The moral energy surrounding identity has, of course, had many good effects. Affirmative action has reshaped and improved corporate life. Black Lives Matter has delivered a wake-up call to every American with a conscience. Hollywood’s efforts to normalize homosexuality in our popular culture helped to normalize it in American families and public life.
But the fixation on diversity in our schools and in the press has produced a generation of liberals and progressives narcissistically unaware of conditions outside their self-defined groups, and indifferent to the task of reaching out to Americans in every walk of life. At a very young age our children are being encouraged to talk about their individual identities, even before they have them. By the time they reach college many assume that diversity discourse exhausts political discourse, and have shockingly little to say about such perennial questions as class, war, the economy and the common good. . . .
National politics in healthy periods is not about “difference,” it is about commonality. And it will be dominated by whoever best captures Americans’ imaginations about our shared destiny. Ronald Reagan did that very skillfully, whatever one may think of his vision. So did Bill Clinton, who took a page from Reagan’s playbook. He seized the Democratic Party away from its identity-conscious wing, concentrated his energies on domestic programs that would benefit everyone (like national health insurance) and defined America’s role in the post-1989 world. By remaining in office for two terms, he was then able to accomplish much for different groups in the Democratic coalition. Identity politics, by contrast, is largely expressive, not persuasive. Which is why it never wins elections — but can lose them.
Whoever tells the best story wins, and that's why Bernie would have won had he been nominated. He has little patience for cultural Left tribalism. And that's why he appeared blindsided by BLM. His civil rights credentials are unimpeachable, but he came across as oblivious of the identity politics rules of the game, a game he doesn't want to play, and the narrative developed that he was clueless about the concerns of Black Americans. No. IMO, he just didn't want to waste his time and energy on a cultural Left story that undermines the real objectives of the political Left. His focus was and is on justice for everybody. He sees the big picture.
"Difference" is the trendy French thing that even the French don't take seriously anymore. It's something second-rate American intellectuals in high schools, universities, and the media focus on because they are bored, and it's a "thing". But it is not a serious thing; it never was. It's time to focus on building a political coalition that respects the differences but is energized by the humanity that we share.

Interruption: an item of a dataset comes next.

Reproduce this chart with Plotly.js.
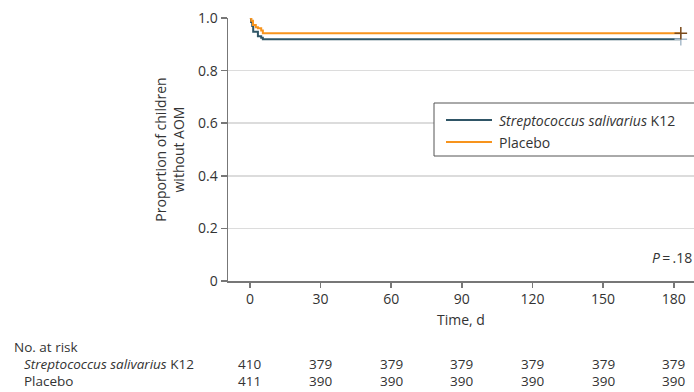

Such a coalition would be savvy about how the "difference" narrative plays right into the divide-and-conquer game plan laid out by Ameica's oligarchs.
In another paragraph Lilla makes this point trenchantly:
…the whitelash thesis is convenient because it absolves liberals of not recognizing how their own obsession with diversity has encouraged white, rural, religious Americans to think of themselves as a disadvantaged group whose identity is being threatened or ignored. Such people are not actually reacting against the reality of our diverse America (they tend, after all, to live in homogeneous areas of the country). But they are reacting against the omnipresent rhetoric of identity, which is what they mean by “political correctness.” Liberals should bear in mind that the first identity movement in American politics was the Ku Klux Klan, which still exists. Those who play the identity game should be prepared to lose it.
We need a post-identity liberalism, and it should draw from the past successes of pre-identity liberalism. Such a liberalism would concentrate on widening its base by appealing to Americans as Americans and emphasizing the issues that affect a vast majority of them. It would speak to the nation as a nation of citizens who are in this together and must help one another. As for narrower issues that are highly charged symbolically and can drive potential allies away, especially those touching on sexuality and religion, such a liberalism would work quietly, sensitively and with a proper sense of scale. (To paraphrase Bernie Sanders, America is sick and tired of hearing about liberals’ damn bathrooms.)
Exactly.
Trump’s victory was a rude awakening for Democrats who have become all too complacent within the Washington power structure, and who mistakenly assumed that changing demographics, identity politics and sheer celebrity would be enough to stop the right-wing populism of Trump. Trump didn’t win the election because of a Republican insurgency; he won because of a Democratic collapse. He won because neoliberalism failed.